As Ms. Tregubova explained it to Grani.Ru, the questioning was conducted by MCI officer Vadim Romanov… During the questioning, Mr. Romanov wondered whether Tregubova happened to be acquainted with former FSB officer Alexander Litvinenko. She replied that she did not know him, and asked why this would be of interest to the investigator. “Why wouldn’t it be?”, Romanov answered her. “After all, in your book (Tales of a Kremlin Digger – Ed.), you write the same thing that Litvinenko is saying – that Putin is involved in the bombings of the apartment buildings in Moscow.” In Tregubova’s words, investigator Romanov and another police officer who joined the discussion tried to convince her that the incident shouldn’t be taken seriously. …According to a Grani.Ru source in the law-enforcement organs, the power of the explosive device was equivalent to 60 grams of TNT, and that three batteries and an electric cord about 20 meters in length had been found at the place of the incident. I remember those times well, and the rumours that the mass media were spewing out then. Some colleagues – and I use the term loosely – even sank so low as to suggest that Tregubova herself had set the bomb for PR purposes. So it’s perfectly understandable that the news about Litvinenko’s poisoning may have alarmed Tregubova. And no doubt both this death and the murder of Politkovskaya has scared not only her.

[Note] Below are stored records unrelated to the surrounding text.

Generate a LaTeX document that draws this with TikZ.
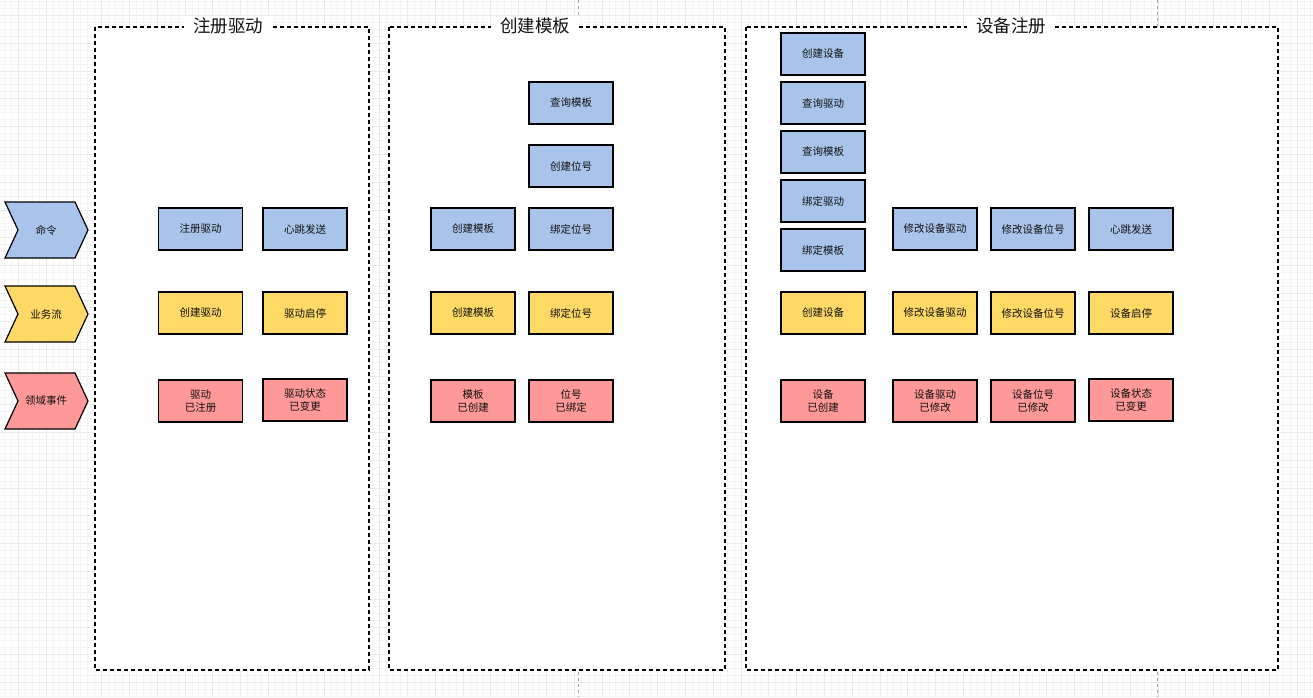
\documentclass[tikz,border=0pt]{standalone}
\usepackage{fontspec}
\setmainfont{Noto Sans CJK SC}
\definecolor{cmdblue}{HTML}{A9C4EB}
\definecolor{flowyel}{HTML}{FFD966}
\definecolor{evtred}{HTML}{FF9999}
\definecolor{gridminor}{HTML}{F4F4F4}
\definecolor{gridmajor}{HTML}{EAEAEA}
\definecolor{txt}{HTML}{111111}
\tikzset{
  box/.style={draw=black, line width=1.2pt, minimum width=84pt, minimum height=42pt,
    inner sep=1pt, align=center, text=txt, font=\fontsize{10.5}{12.5}\selectfont},
  cmdbox/.style={box, fill=cmdblue},
  flowbox/.style={box, fill=flowyel},
  evtbox/.style={box, fill=evtred},
  frame/.style={draw=black, fill=white, line width=1.3pt, dash pattern=on 4pt off 3pt},
  title/.style={fill=white, inner xsep=9pt, inner ysep=2pt, text=txt, font=\fontsize{17.5}{19}\selectfont},
  chev/.style={draw=black, line width=1.2pt, line join=miter},
  chevtext/.style={text=txt, font=\fontsize{10.5}{12.5}\selectfont},
  pagebreak/.style={draw=black!35, line width=0.6pt, dash pattern=on 3pt off 3pt}
}
\begin{document}
\begin{tikzpicture}[x=1pt,y=-1pt]
\useasboundingbox (0,0) rectangle (1313,697);
\fill[white] (0,0) rectangle (1313,697);
% grid
\foreach \k in {-3,...,186} {\draw[gridminor, line width=0.5pt] (18+\k*6.95,0) -- (18+\k*6.95,697);}
\foreach \k in {-3,...,101} {\draw[gridminor, line width=0.5pt] (0,15.2+\k*6.95) -- (1313,15.2+\k*6.95);}
\foreach \k in {-1,...,47} {\draw[gridmajor, line width=0.6pt] (18+\k*27.8,0) -- (18+\k*27.8,697);}
\foreach \k in {-1,...,25} {\draw[gridmajor, line width=0.6pt] (0,15.2+\k*27.8) -- (1313,15.2+\k*27.8);}
% page breaks
\coordinate (pb1t) at (578,0); \coordinate (pb1b) at (578,697);
\coordinate (pb2t) at (1157,0); \coordinate (pb2b) at (1157,697);
\draw[pagebreak] (pb1t) -- (pb1b);
\draw[pagebreak] (pb2t) -- (pb2b);

% frames
\draw[frame] (95,27) rectangle (369,670);
\draw[frame] (389,27) rectangle (725,670);
\draw[frame] (746,27) rectangle (1278,670);
\node[title] (t1) at (228,26) {注册驱动};
\node[title] (t2) at (535,26) {创建模板};
\node[title] (t3) at (1011,26) {设备注册};

% chevrons
\draw[chev, fill=cmdblue] (5,202) -- (75,202) -- (88,230) -- (75,258) -- (5,258) -- (18,230) -- cycle;
\node[chevtext] (c1) at (46,230) {命令};
\draw[chev, fill=flowyel] (5,286) -- (75,286) -- (88,314) -- (75,342) -- (5,342) -- (18,314) -- cycle;
\node[chevtext] (c2) at (46,314) {业务流};
\draw[chev, fill=evtred] (5,373) -- (75,373) -- (88,401) -- (75,429) -- (5,429) -- (18,401) -- cycle;
\node[chevtext] (c3) at (46,401) {领域事件};

% frame 1
\node[cmdbox] (a1) at (200.5,229) {注册驱动};
\node[cmdbox] (a2) at (305,229) {心跳发送};
\node[flowbox] (a3) at (200.5,313) {创建驱动};
\node[flowbox] (a4) at (305,313) {驱动启停};
\node[evtbox] (a5) at (200.5,401) {驱动\\已注册};
\node[evtbox] (a6) at (305,400) {驱动状态\\已变更};

% frame 2
\node[cmdbox] (b1) at (571,103) {查询模板};
\node[cmdbox] (b2) at (571,166) {创建位号};
\node[cmdbox] (b3) at (473,229) {创建模板};
\node[cmdbox] (b4) at (571,229) {绑定位号};
\node[flowbox] (b5) at (473,313) {创建模板};
\node[flowbox] (b6) at (571,313) {绑定位号};
\node[evtbox] (b7) at (473,401) {模板\\已创建};
\node[evtbox] (b8) at (571,401) {位号\\已绑定};

% frame 3
\node[cmdbox] (d1) at (823,54) {创建设备};
\node[cmdbox] (d2) at (823,103) {查询驱动};
\node[cmdbox] (d3) at (823,152) {查询模板};
\node[cmdbox] (d4) at (823,201) {绑定驱动};
\node[cmdbox] (d5) at (823,250) {绑定模板};
\node[cmdbox] (d6) at (935,229) {修改设备驱动};
\node[cmdbox] (d7) at (1033,229) {修改设备位号};
\node[cmdbox] (d8) at (1131,229) {心跳发送};
\node[flowbox] (e1) at (823,313) {创建设备};
\node[flowbox] (e2) at (935,313) {修改设备驱动};
\node[flowbox] (e3) at (1033,313) {修改设备位号};
\node[flowbox] (e4) at (1131,313) {设备启停};
\node[evtbox] (g1) at (823,401) {设备\\已创建};
\node[evtbox] (g2) at (935,401) {设备驱动\\已修改};
\node[evtbox] (g3) at (1033,401) {设备位号\\已修改};
\node[evtbox] (g4) at (1131,400) {设备状态\\已变更};
\end{tikzpicture}
\end{document}
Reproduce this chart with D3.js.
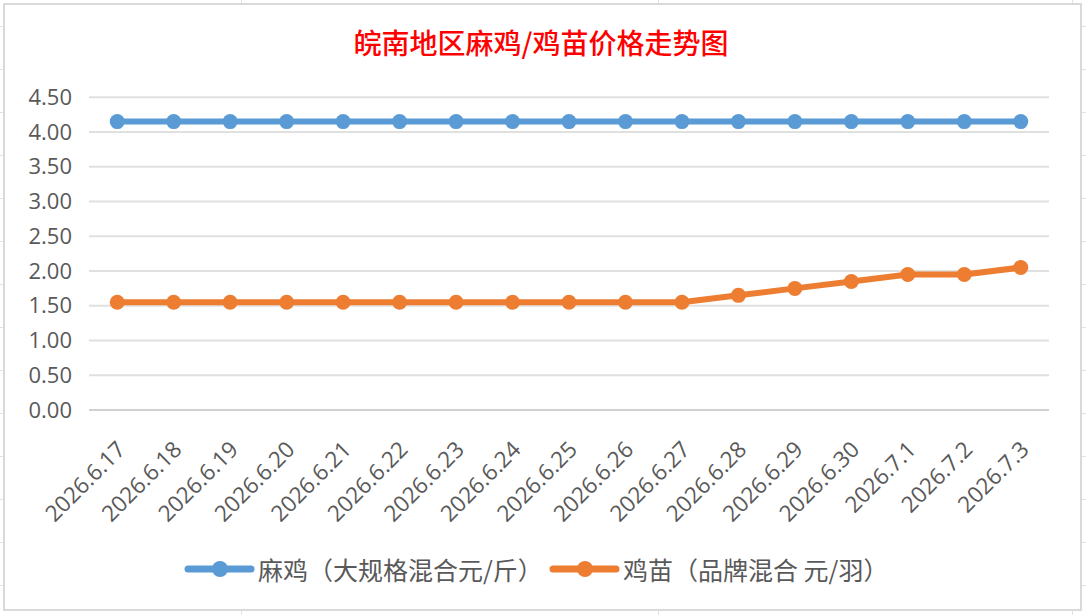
<!DOCTYPE html>
<html>
<head>
<meta charset="utf-8">
<script src="https://cdn.jsdelivr.net/npm/d3@7"></script>
<style>
  body { margin: 0; background: #fff; }
  svg { display: block; }
</style>
</head>
<body>
<svg id="fig" width="1086" height="615"></svg>
<script>
// chart data
const dates = ["2026.6.17", "2026.6.18", "2026.6.19", "2026.6.20", "2026.6.21", "2026.6.22",
    "2026.6.23", "2026.6.24", "2026.6.25", "2026.6.26", "2026.6.27", "2026.6.28",
    "2026.6.29", "2026.6.30", "2026.7.1", "2026.7.2", "2026.7.3"];
const majiPrice = [4.15, 4.15, 4.15, 4.15, 4.15, 4.15, 4.15, 4.15, 4.15, 4.15, 4.15,
    4.15, 4.15, 4.15, 4.15, 4.15, 4.15];
const jimiaoPrice = [1.55, 1.55, 1.55, 1.55, 1.55, 1.55, 1.55, 1.55, 1.55, 1.55, 1.55,
    1.65, 1.75, 1.85, 1.95, 1.95, 2.05];
const yTicks = [0, 0.5, 1, 1.5, 2, 2.5, 3, 3.5, 4, 4.5];
const seriesNames = ["麻鸡（大规格混合元/斤）", "鸡苗（品牌混合 元/羽）"];
const seriesColors = ["#5B9BD5", "#ED7D31"];
const title = "皖南地区麻鸡/鸡苗价格走势图";

const W = 1086, H = 615;
const svg = d3.select("#fig");

// spreadsheet cells behind the chart object
const sheet = svg.append("g").attr("stroke", "#E2E2E2").attr("stroke-width", 1);
sheet.selectAll("line.row")
    .data(d3.range(26, H, 43))
    .enter().append("line")
    .attr("x1", 0).attr("x2", W)
    .attr("y1", d => d + 0.5).attr("y2", d => d + 0.5);
sheet.selectAll("line.col")
    .data([241, 658, 1072])
    .enter().append("line")
    .attr("y1", 0).attr("y2", H)
    .attr("x1", d => d + 0.5).attr("x2", d => d + 0.5);

// chart frame
svg.append("rect")
    .attr("x", 4).attr("y", 4)
    .attr("width", 1077).attr("height", 606)
    .attr("fill", "#fff")
    .attr("stroke", "#D9D9D9")
    .attr("stroke-width", 2);

svg.append("text")
    .attr("x", 541).attr("y", 42)
    .attr("text-anchor", "middle")
    .attr("dominant-baseline", "central")
    .attr("fill", "#FF0000")
    .style("font-family", "'Noto Sans CJK SC', sans-serif")
    .style("font-size", "28px")
    .style("font-weight", 500)
    .text(title);

const plot = {left: 89, right: 1049, top: 97.3, bottom: 410};

const xScale = d3.scalePoint()
    .domain(dates)
    .range([plot.left, plot.right])
    .padding(0.5);

const yScale = d3.scaleLinear()
    .domain([0, 4.5])
    .range([plot.bottom, plot.top]);

// horizontal gridlines
svg.append("g")
    .selectAll("line")
    .data(yTicks)
    .enter().append("line")
    .attr("x1", plot.left).attr("x2", plot.right)
    .attr("y1", d => yScale(d)).attr("y2", d => yScale(d))
    .attr("stroke", d => d === 0 ? "#D0D0D0" : "#E0E0E0")
    .attr("stroke-width", 2);

// y axis labels
const yAxis = d3.axisLeft(yScale)
    .tickValues(yTicks)
    .tickFormat(d3.format(".2f"))
    .tickSize(0)
    .tickPadding(0);
const yAxisG = svg.append("g")
    .attr("transform", `translate(72,0)`)
    .call(yAxis);
yAxisG.select(".domain").remove();
yAxisG.selectAll("text")
    .attr("fill", "#595959")
    .style("font-family", "'Open Sans', sans-serif")
    .style("font-size", "22px");

// x axis labels, rotated
const xAxis = d3.axisBottom(xScale).tickSize(0).tickPadding(0);
const xAxisG = svg.append("g")
    .attr("transform", `translate(0,${plot.bottom})`)
    .call(xAxis);
xAxisG.select(".domain").remove();
xAxisG.selectAll("text")
    .attr("fill", "#595959")
    .attr("text-anchor", "end")
    .attr("dy", 0)
    .attr("y", 0)
    .attr("transform", "translate(9,41) rotate(-45)")
    .style("font-family", "'Open Sans', sans-serif")
    .style("font-size", "22.5px");

// series
const allSeries = [majiPrice, jimiaoPrice];
const line = d3.line()
    .x((d, i) => xScale(dates[i]))
    .y(d => yScale(d));

allSeries.forEach((values, k) => {
    svg.append("path")
        .datum(values)
        .attr("d", line)
        .attr("fill", "none")
        .attr("stroke", seriesColors[k])
        .attr("stroke-width", 6)
        .attr("stroke-linejoin", "round");
    svg.append("g")
        .selectAll("circle")
        .data(values)
        .enter().append("circle")
        .attr("cx", (d, i) => xScale(dates[i]))
        .attr("cy", d => yScale(d))
        .attr("r", 7.5)
        .attr("fill", seriesColors[k]);
});

// legend
const legendX = [188, 553];
const legend = svg.append("g").attr("transform", "translate(0,569)");
const item = legend.selectAll("g")
    .data(seriesNames)
    .enter().append("g")
    .attr("transform", (d, i) => `translate(${legendX[i]},0)`);
item.append("line")
    .attr("x1", 0).attr("x2", 63)
    .attr("y1", 0).attr("y2", 0)
    .attr("stroke", (d, i) => seriesColors[i])
    .attr("stroke-width", 7)
    .attr("stroke-linecap", "round");
item.append("circle")
    .attr("cx", 32).attr("cy", 0).attr("r", 8)
    .attr("fill", (d, i) => seriesColors[i]);
item.append("text")
    .attr("x", 70).attr("y", 0)
    .attr("dominant-baseline", "central")
    .attr("fill", "#595959")
    .style("font-family", "'Noto Sans CJK SC', sans-serif")
    .style("font-size", "25px")
    .text(d => d);
</script>
</body>
</html>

Tregubova told: “One very much wants to believe that this is just an ordinary explosion… Otherwise, it’s frightening to live in such a country.” It’s doubly frightening to live in a country where people are being poisoned and murdered nearly every week. I’ve recently begun to notice that the tone of the statements and publications of many journalists has changed: it has become more cautious. If certain particularly zealous critics of the Putin regime completely stop writing the truth, then we will be able to say that the powers have succeeded in their preventive intimidation campaign against the writing fraternity (and not only them). I’ve experienced on my own skin what “pre-emptive arrests” feel like. Apparently, we’ve now come to the era of pre-emptive killings. kremlin_digger.jpg From Tregubova’s book Tales of a Kremlin Digger:

“Putin’s reply to my question about the scandalous press conference by Litvinenko and other FSB officers, who had declared that the former leadership of the FSB had forced them to plan the murder of Berezovsky, was also most intriguing: “ ‘Personally I do not rule out for myself that these people actually did intimidate Boris Abramovich Berezovsky. After all, there had already been an attempt on his life. And it was easy and simple for him to believe that yet another attempt is being planned. But I personally consider that with the help of this scandal, the officers merely ensured themselves a labour market for the future. After all, some of them are now even working in his security detail.’ “Pausing a moment to think, he added: “ ‘And the story with the press conference, about which you remembered, testifies to the internal unhealthiness of our system. That’s precisely why I completely liquidated this unit, in which the scandal arose’.”